══ MATERIAL SUPPLIED ══

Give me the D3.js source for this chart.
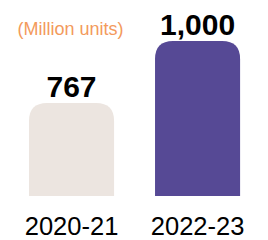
<!DOCTYPE html>
<html>
<head>
<meta charset="utf-8">
<script src="https://cdn.jsdelivr.net/npm/d3@7"></script>
<style>
  html, body { margin: 0; padding: 0; background: #fff; }
  svg { display: block; }
</style>
</head>
<body>
<svg id="chart" width="268" height="240"></svg>
<script>
const categories = ["2020-21", "2022-23"];
const values = [767, 1000];
const valueLabels = ["767", "1,000"];
const barColors = ["#ece5e0", "#564995"];
const unitLabel = "(Million units)";

const W = 268, H = 240;
const svg = d3.select("#chart");

const x = d3.scaleBand()
  .domain(categories)
  .range([3.8, 265.3])
  .paddingInner(0.325)
  .paddingOuter(0.2);

const baseline = 196;
const y = d3.scaleLinear()
  .domain([417, 1000])
  .range([baseline, 41]);

const r = 18;
function barPath(d, i) {
  const x0 = x(categories[i]);
  const w = x.bandwidth();
  const top = y(d);
  const rr = Math.min(r, w / 2, baseline - top);
  return `M${x0},${baseline}` +
    `V${top + rr}` +
    `Q${x0},${top} ${x0 + rr},${top}` +
    `H${x0 + w - rr}` +
    `Q${x0 + w},${top} ${x0 + w},${top + rr}` +
    `V${baseline}Z`;
}

svg.append("g").selectAll("path")
  .data(values)
  .join("path")
  .attr("d", (d, i) => barPath(d, i))
  .attr("fill", (d, i) => barColors[i]);

svg.append("g").selectAll("text")
  .data(values)
  .join("text")
  .attr("x", (d, i) => x(categories[i]) + x.bandwidth() / 2)
  .attr("y", d => y(d) - 6)
  .attr("text-anchor", "middle")
  .attr("font-family", "Liberation Sans, Arial, sans-serif")
  .attr("font-weight", "bold")
  .attr("font-size", 30)
  .attr("fill", "#000")
  .text((d, i) => valueLabels[i]);

const xAxis = d3.axisBottom(x).tickSize(0).tickPadding(0);
const gx = svg.append("g")
  .attr("transform", `translate(0,${baseline})`)
  .call(xAxis);
gx.select(".domain").remove();
gx.selectAll("text")
  .attr("dy", null)
  .attr("y", 39)
  .attr("font-family", "Liberation Sans, Arial, sans-serif")
  .attr("font-size", 25.5)
  .attr("fill", "#000");

svg.append("text")
  .attr("x", 70.5)
  .attr("y", 35)
  .attr("text-anchor", "middle")
  .attr("font-family", "Liberation Sans, Arial, sans-serif")
  .attr("font-size", 18)
  .attr("fill", "#f39a5c")
  .text(unitLabel);
</script>
</body>
</html>
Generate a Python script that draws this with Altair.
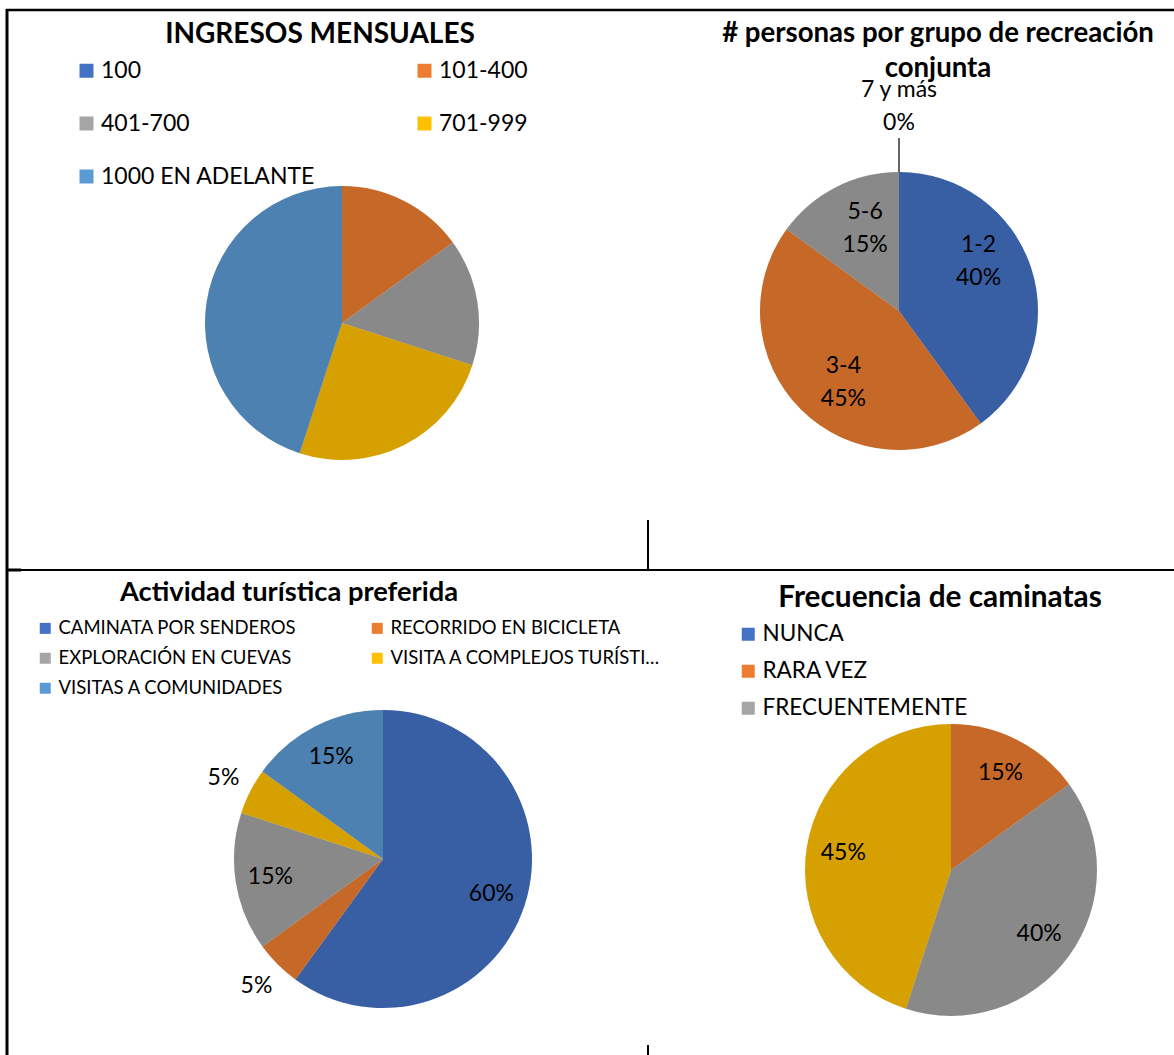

═══

**PROBLEM REQUIREMENTS:** Filter the records above and return every line that holds the word "script".

**WRITTEN ANSWER:**
<script src="https://cdn.jsdelivr.net/npm/d3@7"></script>
<script>
</script>
Generate a Python script that draws this with Altair.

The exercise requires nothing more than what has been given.